Un héros et une déesse dans les ascendants, il ne restait plus qu'à faire intervenir Mars à un autre endroit de la généalogie pour justifier la prise de pouvoir du Jules le plus célèbre, qui a très logiquement fini lui même divinisé en triade avec ses deux ancêtres, par Auguste, son neveu, qui rappelait à l'occasion à tout le monde sa propre légitimité à régner. Fûté!
Aucun souci donc pour les chroniqueurs à tordre plus ou moins un mythe pour mettre en valeur par exemple son protecteur ( l'auteur nous parle de Virgile, qui n'hésite pas à reprendre la description du bouclier imagé d'Achille dans l'Illiade , pour en donner une version à la gloire d'Auguste). Ou a reprendre au compte de Rome des légendes locales Etrusques, Volsques, Sabines en donnant le beau rôle aux romains.
D'où une profusions de versions différentes d'un même mythe, exemple, la fondation de Rome (soit par Enée, pour ceux qui veulent mettre en avant des origines grecques, soit par Romulus et Rémus pour les descendants de peuples locaux, soit une version hybride qui fait de Romulus et Remus les descendants d'Enée, en trafiquant un peu la temporalité pour combler les trous entre deux légendes qui se passent à plusieurs siècles d'écart.
Le but étant toujours de mettre en valeur soit Rome en tant que lieu élu des dieux, soit l'esprit romain et ses valeurs. l'autre grand courant des légendes met donc en scène un héros, ou une héroïne particulièrement courageux/ honnête/ généreux...en général à la demande d'une famille patricienne qui espère que la gloire d'un ancêtre célèbre rejaillira sur elle (je suis même prête à parier que beaucoup de ces ancêtres héroïques ont été créés de toutes pièces par un chroniqueur contre argent sonnant et trébuchant)

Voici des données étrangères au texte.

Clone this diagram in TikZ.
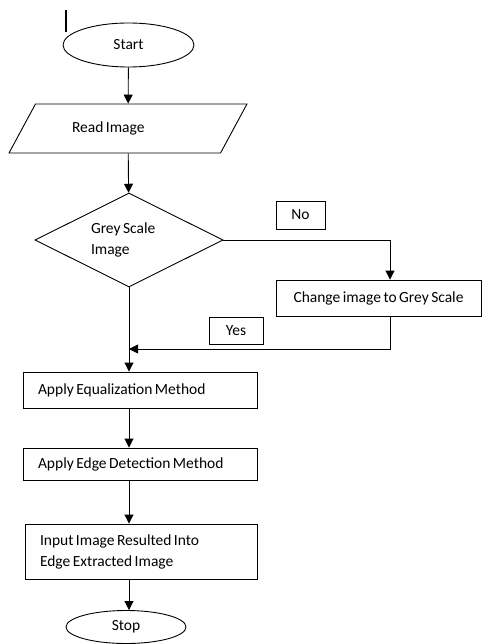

Et troisième type évoqué: les légendes explicatives, crées de toutes pièces ou sur la base d'une vague ressemblance de nom, pour expliquer une toponymie dont plus personne ne connaît l'origine ( l'exemple donné est celui de la roche tarpéienne, ou étaient exécuté les coupables de trahison. On ne sait pas pourquoi elle s'appelle comme ça, donc on brode l'histoire de Tarpéia qui aurait trahi son peuple lors de l'enlèvement des sabines). Ou un surnom familial: la gens Scaevola ( le gaucher) préférait faire remonter son surnom a un ancêtre ayant perdu une main dans une circonstance héroïque, en servant la patrie, plutôt que dans des circonstances douteuses qui peuvent faire penser à une punition de crime.
Et donc, on reste dans le même cadre: le mythe doit servir la grandeur de Rome, au moins en théorie, et non les ambitions personnelles, bien que le détournement politique soit fréquent.
Cet ouvrage court est assez, intéressant, car il met en avant tout ce cadre politique, c'est, je pense, une bonne mise en condition avant d'aborder les mythes eux-mêmes, qui sur un plan purement légendaire risquent de paraître platounets en regard de leurs modèles grecs
prochaine étape romaine donc: j'hésite entre l'Eneide ( qui parait logique, puisque je suis en train de finir l'Illiade), ou peut être les vies des douze Césars (personnages historiques, certes, mais bien dans la logique de mythification du fait politique, puisque plusieurs d'entre eux on été divinisés et en tout cas, remaniés pour paraître héroïques). a moins de trouver quelque chose de spécifique sur les Etrusques.
et aussi, une lecture pour le défi Rome de Céline!